--- start ---

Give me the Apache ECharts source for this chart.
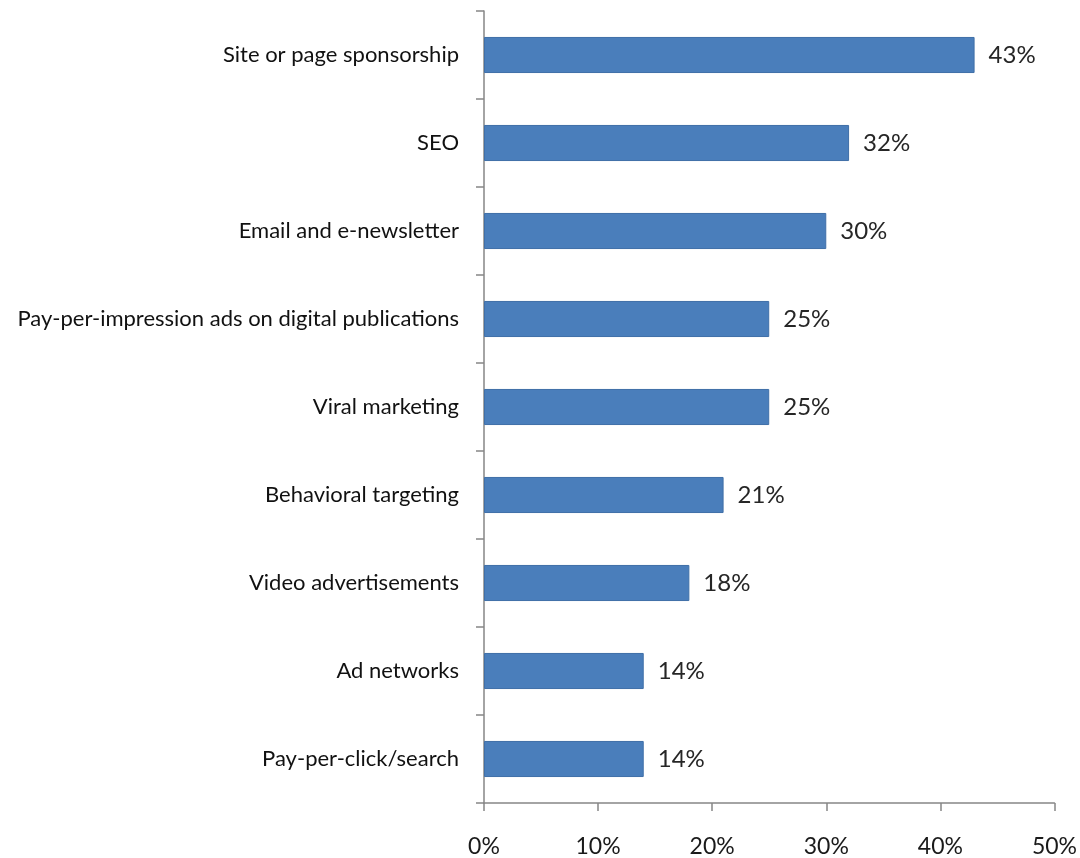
<!DOCTYPE html>
<html>
<head>
<meta charset="utf-8">
<script src="https://cdn.jsdelivr.net/npm/echarts@6/dist/echarts.min.js"></script>
<style>
  html, body { margin: 0; padding: 0; background: #fff; }
  #chart { width: 1080px; height: 858px; }
</style>
</head>
<body>
<div id="chart"></div>
<script>
// Online tactics, share of respondents (%), top to bottom
const categories = [
  'Site or page sponsorship',
  'SEO',
  'Email and e-newsletter',
  'Pay-per-impression ads on digital publications',
  'Viral marketing',
  'Behavioral targeting',
  'Video advertisements',
  'Ad networks',
  'Pay-per-click/search'
];
const values = [43, 32, 30, 25, 25, 21, 18, 14, 14];
const xTicks = [0, 10, 20, 30, 40, 50];

const FONT = 'Lato, "Open Sans", sans-serif';
const AXIS_COLOR = '#868686';

const chart = echarts.init(document.getElementById('chart'));
chart.setOption({
  animation: false,
  grid: { left: 484, right: 22, top: 11, bottom: 52, containLabel: false },
  xAxis: {
    type: 'value',
    min: xTicks[0],
    max: xTicks[xTicks.length - 1],
    interval: xTicks[1] - xTicks[0],
    axisLine: { show: true, lineStyle: { color: AXIS_COLOR, width: 1.5 } },
    axisTick: { show: true, length: 8, lineStyle: { color: AXIS_COLOR, width: 1.5 } },
    splitLine: { show: false },
    axisLabel: {
      formatter: '{value}%',
      color: '#1a1a1a',
      fontSize: 23,
      fontFamily: FONT,
      margin: 32
    }
  },
  yAxis: {
    type: 'category',
    data: categories,
    inverse: true,
    axisLine: { show: true, lineStyle: { color: AXIS_COLOR, width: 1.5 } },
    axisTick: { show: true, length: 8, alignWithLabel: false, lineStyle: { color: AXIS_COLOR, width: 1.5 } },
    axisLabel: {
      color: '#111111',
      fontSize: 22,
      fontFamily: FONT,
      margin: 25
    }
  },
  series: [{
    type: 'bar',
    data: values,
    barWidth: '41%',
    itemStyle: { color: '#4a7ebb', borderColor: '#3f6fa8', borderWidth: 1 },
    label: {
      show: true,
      position: 'right',
      distance: 14,
      formatter: '{c}%',
      color: '#262626',
      fontSize: 24,
      fontFamily: FONT
    }
  }]
});
</script>
</body>
</html>
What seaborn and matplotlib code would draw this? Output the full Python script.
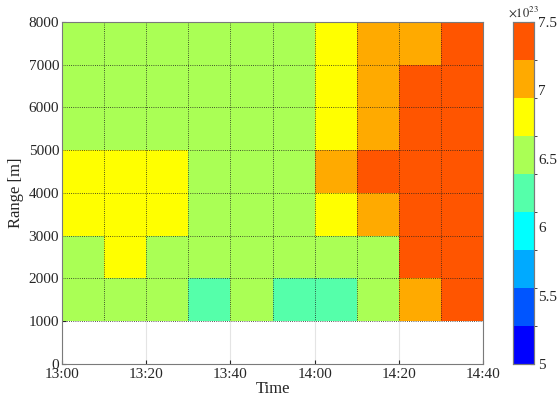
"""
Range-time map of the retrieved quantity (x1e23), discrete jet-like colormap
"""

import numpy as np
import pandas as pd
import matplotlib
matplotlib.use("Agg")
import matplotlib.pyplot as plt
from matplotlib.colors import ListedColormap, BoundaryNorm
import seaborn as sns

# time bins (10 min) and range bins (1000 m), top row first
times = ['13:00', '13:10', '13:20', '13:30', '13:40', '13:50',
         '14:00', '14:10', '14:20', '14:30']
ranges = [8000, 7000, 6000, 5000, 4000, 3000, 2000, 1000]  # upper edge of each bin

# values in units of 1e23, one list per range bin (top to bottom)
row_7000_8000 = [6.55, 6.55, 6.55, 6.55, 6.55, 6.55, 6.80, 7.10, 7.10, 7.35]
row_6000_7000 = [6.55, 6.55, 6.55, 6.55, 6.55, 6.55, 6.80, 7.10, 7.35, 7.35]
row_5000_6000 = [6.55, 6.55, 6.55, 6.55, 6.55, 6.55, 6.80, 7.10, 7.35, 7.35]
row_4000_5000 = [6.80, 6.80, 6.80, 6.55, 6.55, 6.55, 7.10, 7.35, 7.35, 7.35]
row_3000_4000 = [6.80, 6.80, 6.80, 6.55, 6.55, 6.55, 6.80, 7.10, 7.35, 7.35]
row_2000_3000 = [6.55, 6.80, 6.55, 6.55, 6.55, 6.55, 6.55, 6.55, 7.35, 7.35]
row_1000_2000 = [6.55, 6.55, 6.55, 6.25, 6.55, 6.25, 6.25, 6.55, 7.10, 7.35]
row_0_1000 = [np.nan] * 10  # no data below 1000 m

level_colors = ['#0000ff', '#0055ff', '#00aaff', '#00ffff', '#55ffaa',
                '#aaff55', '#ffff00', '#ffaa00', '#ff5500']
cbar_ticks = [5, 5.5, 6, 6.5, 7, 7.5]
x_ticks = ['13:00', '13:20', '13:40', '14:00', '14:20', '14:40']
y_ticks = [8000, 7000, 6000, 5000, 4000, 3000, 2000, 1000, 0]

df = pd.DataFrame([row_7000_8000, row_6000_7000, row_5000_6000, row_4000_5000,
                   row_3000_4000, row_2000_3000, row_1000_2000, row_0_1000],
                  columns=times)

sns.set_style("white")
plt.rcParams['font.family'] = ['Liberation Serif', 'DejaVu Serif']
plt.rcParams['mathtext.fontset'] = 'stix'

cmap = ListedColormap(level_colors)
bounds = np.linspace(5, 7.5, len(level_colors) + 1)
norm = BoundaryNorm(bounds, cmap.N)

fig = plt.figure(figsize=(5.58, 4.04), dpi=100)
ax = fig.add_axes([0.111, 0.099, 0.755, 0.847])
cax = fig.add_axes([0.919, 0.099, 0.038, 0.847])

# light grid at the major ticks, beneath the cells
ax.set_axisbelow(True)
for k in range(0, len(times) + 1, 2):
    ax.axvline(k, color='#e4e4e4', lw=0.8, zorder=0.5)

sns.heatmap(df, ax=ax, cmap=cmap, norm=norm, cbar_ax=cax,
            xticklabels=False, yticklabels=False)

# dotted cell edges over the data area
n_rows = df.notna().any(axis=1).sum()
ax.vlines(np.arange(len(times) + 1), 0, n_rows, colors='#202020',
          linestyles=(0, (1, 1.6)), lw=0.6)
ax.hlines(np.arange(n_rows + 1), 0, len(times), colors='#202020',
          linestyles=(0, (1, 1.6)), lw=0.6)

ax.set_xticks(np.arange(0, len(times) + 1, 2))
ax.set_xticklabels(x_ticks)
ax.set_yticks(np.arange(len(y_ticks)))
ax.set_yticklabels(y_ticks, rotation=0)
ax.set_xlim(0, len(times))
ax.set_ylim(len(ranges), 0)
ax.tick_params(direction='in', length=3, colors='#262626', labelsize=11, pad=2,
               top=False, right=False, bottom=True, left=True)
ax.tick_params(axis='x', pad=3)
for s in ax.spines.values():
    s.set_visible(True)
    s.set_color('#7a7a7a')
    s.set_linewidth(0.8)
ax.set_xlabel('Time', fontsize=12, labelpad=0)
ax.set_ylabel('Range [m]', fontsize=12, labelpad=3)

cax.set_yticks(cbar_ticks)
cax.set_yticklabels([f'{t:g}' for t in cbar_ticks])
cax.tick_params(direction='in', length=3, colors='#262626', labelsize=11, pad=3)
for s in cax.spines.values():
    s.set_visible(True)
    s.set_color('#7a7a7a')
    s.set_linewidth(0.8)
cax.text(0.5, 1.005, r'$\times10^{23}$', transform=cax.transAxes,
         ha='center', va='bottom', fontsize=9, color='#262626')

fig.savefig('out.png', dpi=100)
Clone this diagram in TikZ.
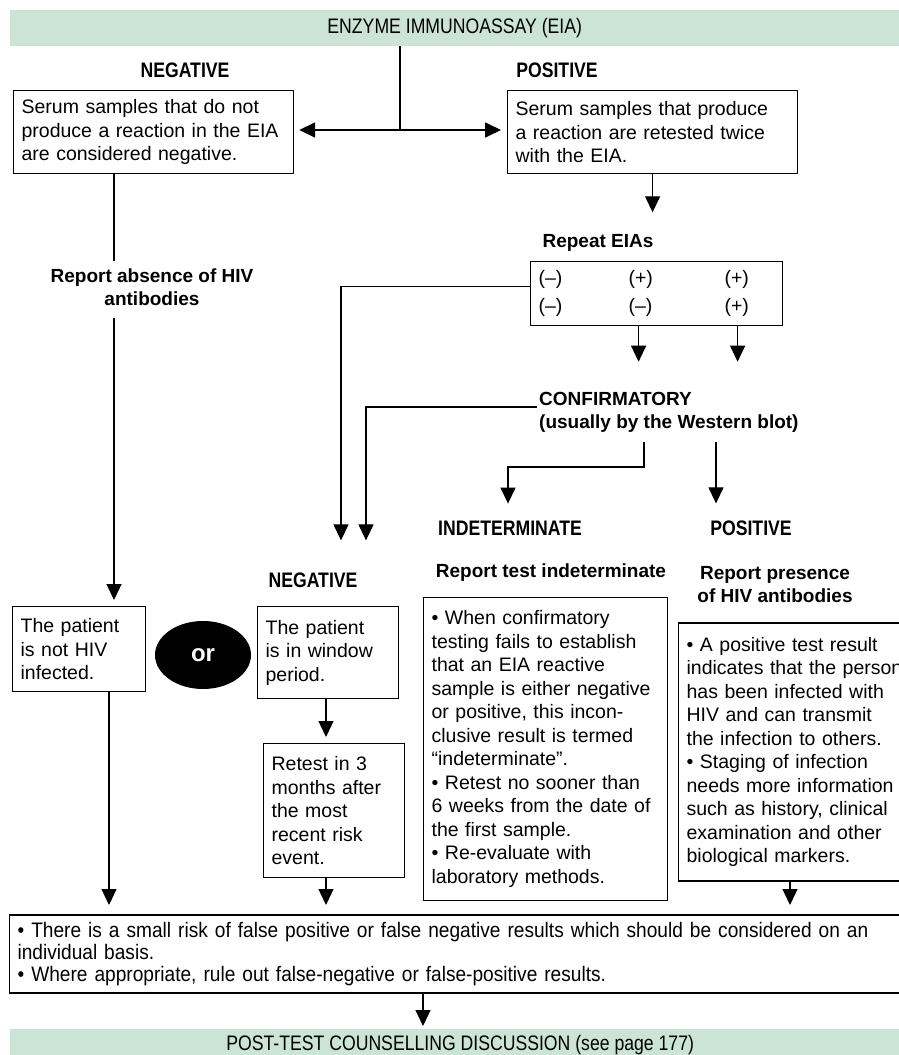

--- end ---

■ Your objective:
Without including any picture, retype the entries exactly.

■ Output:
Give me the Apache ECharts source for this chart.
<!DOCTYPE html>
<html>
<head>
<meta charset="utf-8">
<script src="https://cdn.jsdelivr.net/npm/echarts@6/dist/echarts.min.js"></script>
<style>
  html, body { margin: 0; padding: 0; background: #fff; }
  #chart { width: 1080px; height: 858px; }
</style>
</head>
<body>
<div id="chart"></div>
<script>
// Online tactics, share of respondents (%), top to bottom
const categories = [
  'Site or page sponsorship',
  'SEO',
  'Email and e-newsletter',
  'Pay-per-impression ads on digital publications',
  'Viral marketing',
  'Behavioral targeting',
  'Video advertisements',
  'Ad networks',
  'Pay-per-click/search'
];
const values = [43, 32, 30, 25, 25, 21, 18, 14, 14];
const xTicks = [0, 10, 20, 30, 40, 50];

const FONT = 'Lato, "Open Sans", sans-serif';
const AXIS_COLOR = '#868686';

const chart = echarts.init(document.getElementById('chart'));
chart.setOption({
  animation: false,
  grid: { left: 484, right: 22, top: 11, bottom: 52, containLabel: false },
  xAxis: {
    type: 'value',
    min: xTicks[0],
    max: xTicks[xTicks.length - 1],
    interval: xTicks[1] - xTicks[0],
    axisLine: { show: true, lineStyle: { color: AXIS_COLOR, width: 1.5 } },
    axisTick: { show: true, length: 8, lineStyle: { color: AXIS_COLOR, width: 1.5 } },
    splitLine: { show: false },
    axisLabel: {
      formatter: '{value}%',
      color: '#1a1a1a',
      fontSize: 23,
      fontFamily: FONT,
      margin: 32
    }
  },
  yAxis: {
    type: 'category',
    data: categories,
    inverse: true,
    axisLine: { show: true, lineStyle: { color: AXIS_COLOR, width: 1.5 } },
    axisTick: { show: true, length: 8, alignWithLabel: false, lineStyle: { color: AXIS_COLOR, width: 1.5 } },
    axisLabel: {
      color: '#111111',
      fontSize: 22,
      fontFamily: FONT,
      margin: 25
    }
  },
  series: [{
    type: 'bar',
    data: values,
    barWidth: '41%',
    itemStyle: { color: '#4a7ebb', borderColor: '#3f6fa8', borderWidth: 1 },
    label: {
      show: true,
      position: 'right',
      distance: 14,
      formatter: '{c}%',
      color: '#262626',
      fontSize: 24,
      fontFamily: FONT
    }
  }]
});
</script>
</body>
</html>
What seaborn and matplotlib code would draw this? Output the full Python script.
"""
Range-time map of the retrieved quantity (x1e23), discrete jet-like colormap
"""

import numpy as np
import pandas as pd
import matplotlib
matplotlib.use("Agg")
import matplotlib.pyplot as plt
from matplotlib.colors import ListedColormap, BoundaryNorm
import seaborn as sns

# time bins (10 min) and range bins (1000 m), top row first
times = ['13:00', '13:10', '13:20', '13:30', '13:40', '13:50',
         '14:00', '14:10', '14:20', '14:30']
ranges = [8000, 7000, 6000, 5000, 4000, 3000, 2000, 1000]  # upper edge of each bin

# values in units of 1e23, one list per range bin (top to bottom)
row_7000_8000 = [6.55, 6.55, 6.55, 6.55, 6.55, 6.55, 6.80, 7.10, 7.10, 7.35]
row_6000_7000 = [6.55, 6.55, 6.55, 6.55, 6.55, 6.55, 6.80, 7.10, 7.35, 7.35]
row_5000_6000 = [6.55, 6.55, 6.55, 6.55, 6.55, 6.55, 6.80, 7.10, 7.35, 7.35]
row_4000_5000 = [6.80, 6.80, 6.80, 6.55, 6.55, 6.55, 7.10, 7.35, 7.35, 7.35]
row_3000_4000 = [6.80, 6.80, 6.80, 6.55, 6.55, 6.55, 6.80, 7.10, 7.35, 7.35]
row_2000_3000 = [6.55, 6.80, 6.55, 6.55, 6.55, 6.55, 6.55, 6.55, 7.35, 7.35]
row_1000_2000 = [6.55, 6.55, 6.55, 6.25, 6.55, 6.25, 6.25, 6.55, 7.10, 7.35]
row_0_1000 = [np.nan] * 10  # no data below 1000 m

level_colors = ['#0000ff', '#0055ff', '#00aaff', '#00ffff', '#55ffaa',
                '#aaff55', '#ffff00', '#ffaa00', '#ff5500']
cbar_ticks = [5, 5.5, 6, 6.5, 7, 7.5]
x_ticks = ['13:00', '13:20', '13:40', '14:00', '14:20', '14:40']
y_ticks = [8000, 7000, 6000, 5000, 4000, 3000, 2000, 1000, 0]

df = pd.DataFrame([row_7000_8000, row_6000_7000, row_5000_6000, row_4000_5000,
                   row_3000_4000, row_2000_3000, row_1000_2000, row_0_1000],
                  columns=times)

sns.set_style("white")
plt.rcParams['font.family'] = ['Liberation Serif', 'DejaVu Serif']
plt.rcParams['mathtext.fontset'] = 'stix'

cmap = ListedColormap(level_colors)
bounds = np.linspace(5, 7.5, len(level_colors) + 1)
norm = BoundaryNorm(bounds, cmap.N)

fig = plt.figure(figsize=(5.58, 4.04), dpi=100)
ax = fig.add_axes([0.111, 0.099, 0.755, 0.847])
cax = fig.add_axes([0.919, 0.099, 0.038, 0.847])

# light grid at the major ticks, beneath the cells
ax.set_axisbelow(True)
for k in range(0, len(times) + 1, 2):
    ax.axvline(k, color='#e4e4e4', lw=0.8, zorder=0.5)

sns.heatmap(df, ax=ax, cmap=cmap, norm=norm, cbar_ax=cax,
            xticklabels=False, yticklabels=False)

# dotted cell edges over the data area
n_rows = df.notna().any(axis=1).sum()
ax.vlines(np.arange(len(times) + 1), 0, n_rows, colors='#202020',
          linestyles=(0, (1, 1.6)), lw=0.6)
ax.hlines(np.arange(n_rows + 1), 0, len(times), colors='#202020',
          linestyles=(0, (1, 1.6)), lw=0.6)

ax.set_xticks(np.arange(0, len(times) + 1, 2))
ax.set_xticklabels(x_ticks)
ax.set_yticks(np.arange(len(y_ticks)))
ax.set_yticklabels(y_ticks, rotation=0)
ax.set_xlim(0, len(times))
ax.set_ylim(len(ranges), 0)
ax.tick_params(direction='in', length=3, colors='#262626', labelsize=11, pad=2,
               top=False, right=False, bottom=True, left=True)
ax.tick_params(axis='x', pad=3)
for s in ax.spines.values():
    s.set_visible(True)
    s.set_color('#7a7a7a')
    s.set_linewidth(0.8)
ax.set_xlabel('Time', fontsize=12, labelpad=0)
ax.set_ylabel('Range [m]', fontsize=12, labelpad=3)

cax.set_yticks(cbar_ticks)
cax.set_yticklabels([f'{t:g}' for t in cbar_ticks])
cax.tick_params(direction='in', length=3, colors='#262626', labelsize=11, pad=3)
for s in cax.spines.values():
    s.set_visible(True)
    s.set_color('#7a7a7a')
    s.set_linewidth(0.8)
cax.text(0.5, 1.005, r'$\times10^{23}$', transform=cax.transAxes,
         ha='center', va='bottom', fontsize=9, color='#262626')

fig.savefig('out.png', dpi=100)
Clone this diagram in TikZ.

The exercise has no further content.